Les transitions écologiques et énergétiques nous imposent de légiférer. Nous avons commencé le travail et nous le poursuivrons ! Autrement dit, mes chers collègues, notre groupe partage bien évidemment l’objet affiché par ce texte, qui vise à protéger davantage les locataires face au fléau que représentent les logements non décents.
Cela étant, je constate à mon tour que le dispositif proposé dans le texte est inadapté et qu’il risque de complexifier et d’aggraver la situation des locataires.
Le mécanisme proposé dans l’article unique est inadapté et inopérant.
Il est inadapté, car faire en sorte que le loyer soit désormais non plus versé au bailleur, mais consigné auprès de la Caisse des dépôts et consignations soulève des interrogations sur le plan opérationnel, en particulier pour les organismes payeurs que sont la Caisse nationale des allocations familiales (Cnaf) et la Caisse centrale de la Mutualité sociale agricole (CCMSA).
Si ces organismes ne sont pas directement concernés, ils seraient néanmoins placés au cœur du mécanisme, puisqu’il leur reviendrait de transmettre à la Caisse des dépôts et consignations chaque ouverture de conservation des aides et, en toute logique, chaque levée de la conservation.
Compte tenu de la surcharge d’activités actuelle du système d’information de la Cnaf, nous pouvons craindre une réelle difficulté quant à la possibilité d’automatiser un tel signalement, sans compter la question de la sécurisation du transfert de ces données et celle du coût que cela représenterait.
Le dispositif est donc inadapté, mais il est également inopérant, car on peut s’interroger sur le potentiel effet dissuasif de la mesure proposée. Je rappelle que la procédure actuelle de retenue des allocations de logement démontre une certaine efficacité, puisque, selon les services de l’État, plus de 95 % des dossiers aboutissent à une remise en état dans les délais impartis.

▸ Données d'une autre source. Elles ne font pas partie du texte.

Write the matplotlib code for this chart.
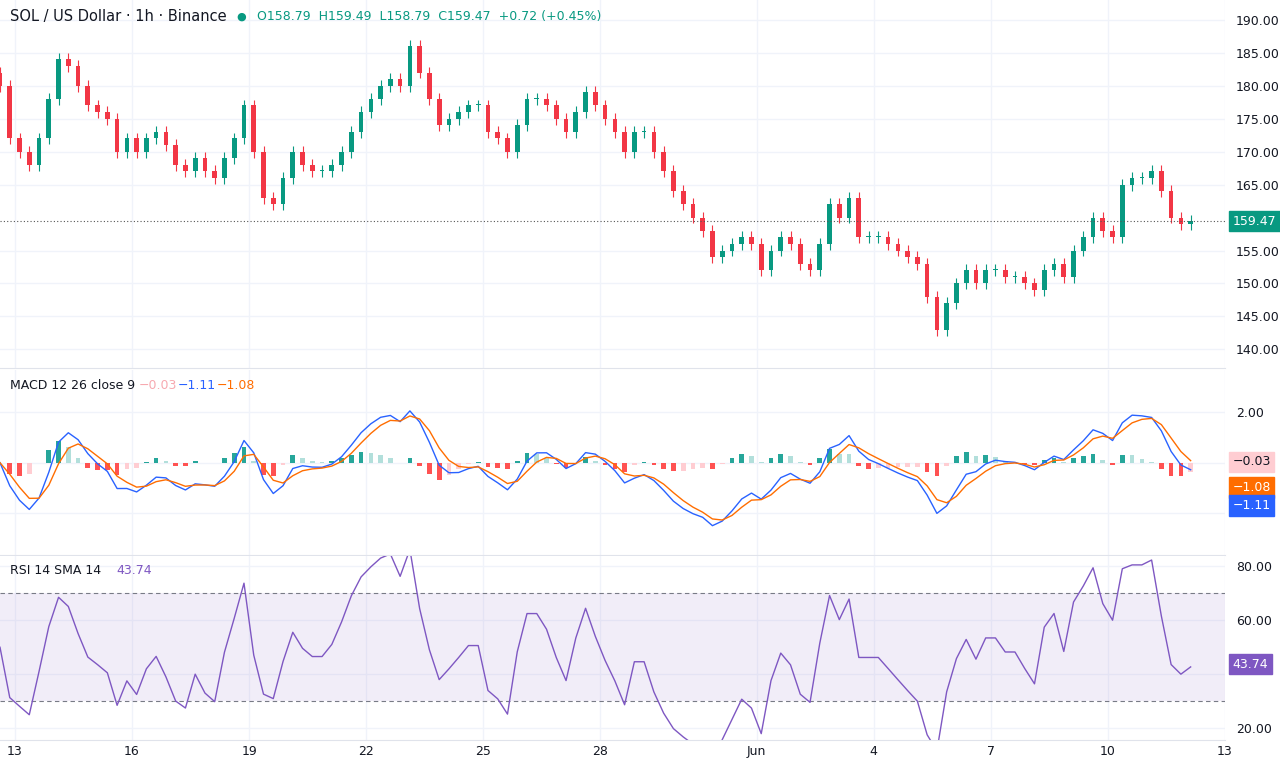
import numpy as np
import matplotlib
matplotlib.use("Agg")
import matplotlib.pyplot as plt

# 6-hour closes starting May 12 ~15:00 (day offset from May 13 00:00)
closes = [180,172,170,168,172,178,184,183,180,177,176,175,170,172,170,172,173,171,168,167,
          169,167,166,169,172,177,170,163,162,166,170,168,167,167,168,170,173,176,178,180,
          181,180,186,182,178,174,175,176,177,177,173,172,170,174,178,178,177,175,173,176,
          179,177,175,173,170,173,173,170,167,164,162,160,158,154,155,156,157,156,152,155,
          157,156,153,152,156,162,160,163,157,157,157,156,155,154,153,148,143,147,150,152,
          150,152,152,151,151,150,149,152,153,151,155,157,160,158,157,165,166,166,167,164,
          160,159,159.47]
wick_up = 0.9
wick_dn = 0.9
start_day = -0.38
step_day = 0.25
tick_days = [0,3,6,9,12,15,19,22,25,28,31]
tick_labels = ["13","16","19","22","25","28","Jun","4","7","10","13"]
price_ticks = [140,145,150,155,165,170,175,180,185,190]

c = np.array(closes, float)
o = np.r_[c[0]+2, c[:-1]]
h = np.maximum(o, c) + wick_up
l = np.minimum(o, c) - wick_dn
x = start_day + step_day*np.arange(len(c))

def ema(a, span):
    al = 2/(span+1); out = np.empty_like(a); out[0] = a[0]
    for i in range(1, len(a)): out[i] = al*a[i] + (1-al)*out[i-1]
    return out
macd = ema(c, 4) - ema(c, 8)
sig = ema(macd, 3)
hist = macd - sig
d = np.diff(c, prepend=c[0]); g = np.clip(d, 0, None); ls = np.clip(-d, 0, None)
g[0] = ls[0] = 1.5
ag = ema(g, 10); al_ = ema(ls, 10)
rsi = 100 - 100/(1 + ag/np.maximum(al_, 1e-9))

fig = plt.figure(figsize=(12.8, 7.68), dpi=100)
W = 1225/1280
ax1 = fig.add_axes([0, 0.521, W, 0.479])
ax2 = fig.add_axes([0, 0.277, W, 0.241], sharex=ax1)
ax3 = fig.add_axes([0, 0.036, W, 0.240], sharex=ax1)
G, R = "#089981", "#f23645"
for xi, oi, hi, li, ci in zip(x, o, h, l, c):
    col = G if ci >= oi else R
    ax1.vlines(xi, li, hi, color=col, lw=0.8)
    ax1.bar(xi, max(abs(ci-oi), 0.15), bottom=min(oi, ci), width=0.12, color=col)
ax1.set_ylim(137.2, 193)
ax1.axhline(c[-1], color="#555", ls=(0,(1,2)), lw=0.8)
ax1.set_yticks(price_ticks)
ax1.text(1.006, c[-1], f"{c[-1]:.2f}", transform=ax1.get_yaxis_transform(), va="center", ha="left",
         color="white", fontsize=9, bbox=dict(boxstyle="square,pad=0.3", fc=G, ec=G))
ax1.text(0.008, 0.955, "SOL / US Dollar · 1h · Binance", transform=ax1.transAxes, fontsize=10.5, color="#131722", va="center")
ax1.text(0.193, 0.955, "●", transform=ax1.transAxes, fontsize=8, color=G, va="center")
ax1.text(0.21, 0.955, "O158.79  H159.49  L158.79  C159.47  +0.72 (+0.45%)", transform=ax1.transAxes, fontsize=9, color=G, va="center")

cols = []
for i in range(len(hist)):
    prev = hist[i-1] if i else 0
    if hist[i] >= 0: cols.append("#26a69a" if hist[i] >= prev else "#b2dfdb")
    else: cols.append("#ff5252" if hist[i] <= prev else "#ffcdd2")
ax2.bar(x, hist, width=0.12, color=cols)
ax2.plot(x, macd, color="#2962ff", lw=1)
ax2.plot(x, sig, color="#ff6d00", lw=1)
m = max(abs(macd).max(), 1e-9)
ax2.set_ylim(-1.05*m*1.4, 1.05*m*1.4)
ax2.set_yticks([-m*0.8, 0, m*0.8]); ax2.set_yticklabels(["", "", "2.00"])
ax2.text(0.008, 0.9, "MACD 12 26 close 9", transform=ax2.transAxes, fontsize=9, color="#131722")
ax2.text(0.113, 0.9, "−0.03", transform=ax2.transAxes, fontsize=9, color="#f7a9b0")
ax2.text(0.145, 0.9, "−1.11", transform=ax2.transAxes, fontsize=9, color="#2962ff")
ax2.text(0.177, 0.9, "−1.08", transform=ax2.transAxes, fontsize=9, color="#ff6d00")
for yf, lab, fc, tc in [(0.505, "−0.03", "#ffcdd2", "#131722"), (0.365, "−1.08", "#ff6d00", "white"), (0.27, "−1.11", "#2962ff", "white")]:
    ax2.text(1.006, yf, lab, transform=ax2.transAxes, va="center", fontsize=9, color=tc,
             bbox=dict(boxstyle="square,pad=0.3", fc=fc, ec=fc))

ax3.axhspan(30, 70, color="#7e57c2", alpha=0.1, lw=0)
ax3.axhline(70, color="#787b86", ls=(0,(4,3)), lw=0.8)
ax3.axhline(30, color="#787b86", ls=(0,(4,3)), lw=0.8)
ax3.plot(x, rsi, color="#7e57c2", lw=1)
ax3.set_ylim(15.6, 83.7)
ax3.set_yticks([20, 40, 60, 80]); ax3.set_yticklabels(["20.00", "", "60.00", "80.00"])
ax3.text(0.008, 0.9, "RSI 14 SMA 14", transform=ax3.transAxes, fontsize=9, color="#131722")
ax3.text(0.095, 0.9, f"{43.74:.2f}", transform=ax3.transAxes, fontsize=9, color="#7e57c2")
ax3.text(1.006, 43.74, "43.74", transform=ax3.get_yaxis_transform(), va="center", fontsize=9, color="white",
         bbox=dict(boxstyle="square,pad=0.3", fc="#7e57c2", ec="#7e57c2"))

for ax in (ax1, ax2, ax3):
    ax.yaxis.tick_right()
    ax.tick_params(axis="y", length=0, labelsize=9, labelcolor="#131722", pad=8)
    ax.tick_params(axis="x", length=0)
    for s in ax.spines.values(): s.set_visible(False)
    ax.spines["bottom"].set_visible(True); ax.spines["bottom"].set_color("#e0e3eb")
    ax.grid(True, color="#f0f3fa", lw=1)
    ax.set_axisbelow(True)
ax1.yaxis.set_major_formatter(matplotlib.ticker.FormatStrFormatter("%.2f"))
ax1.set_xlim(start_day + 0.0, 30.8)
for ax in (ax1, ax2): plt.setp(ax.get_xticklabels(), visible=False)
ax3.set_xticks(tick_days); ax3.set_xticklabels(tick_labels, fontsize=9, color="#131722")
fig.savefig("out.png", dpi=100)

Contrairement à la situation en métropole, la procédure existante concerne également les bailleurs sociaux dans les outre-mer. Or ces derniers semblent affirmer que la privation du reste à charge du loyer n’influerait en rien sur leur diligence à traiter les cas de non-décence.
De plus, l’absence de versement du loyer résiduel pourrait priver des propriétaires, au moins les plus modestes, des ressources nécessaires pour financer la réalisation de travaux. Ce sont autant de raisons qui démontrent que le dispositif du texte est inadapté et inopérant.
Par ailleurs, le mécanisme risque d’entraîner des conséquences non négligeables sur les locataires. Pour l’instant, après un signalement à la Cnaf, les locataires n’ont aucune démarche à effectuer pour que les allocations de logement cessent d’être versées aux bailleurs. Introduire une procédure active de consignation du reste à charge pourrait amener une partie des locataires à cesser de payer leur loyer, ce qui les exposerait à une expulsion, tout à fait légale, à la demande du propriétaire.
Pis encore, la suspension du versement direct des loyers aux propriétaires pourrait inciter ces derniers à retirer leurs biens du marché de la location pour les mettre en vente.
Mes chers collègues, si l’intention de l’auteur de ce texte est louable, le dispositif me semble inadapté à l’objectif qui fait sans doute consensus au sein de cette assemblée, à savoir un meilleur accompagnement des bailleurs, dans l’intérêt des locataires et de nouvelles solutions face à la dégradation des logements, qui dépasse largement le seul champ du logement non décent.
Pour toutes ces raisons, le groupe RDPI s’abstiendra sur ce texte.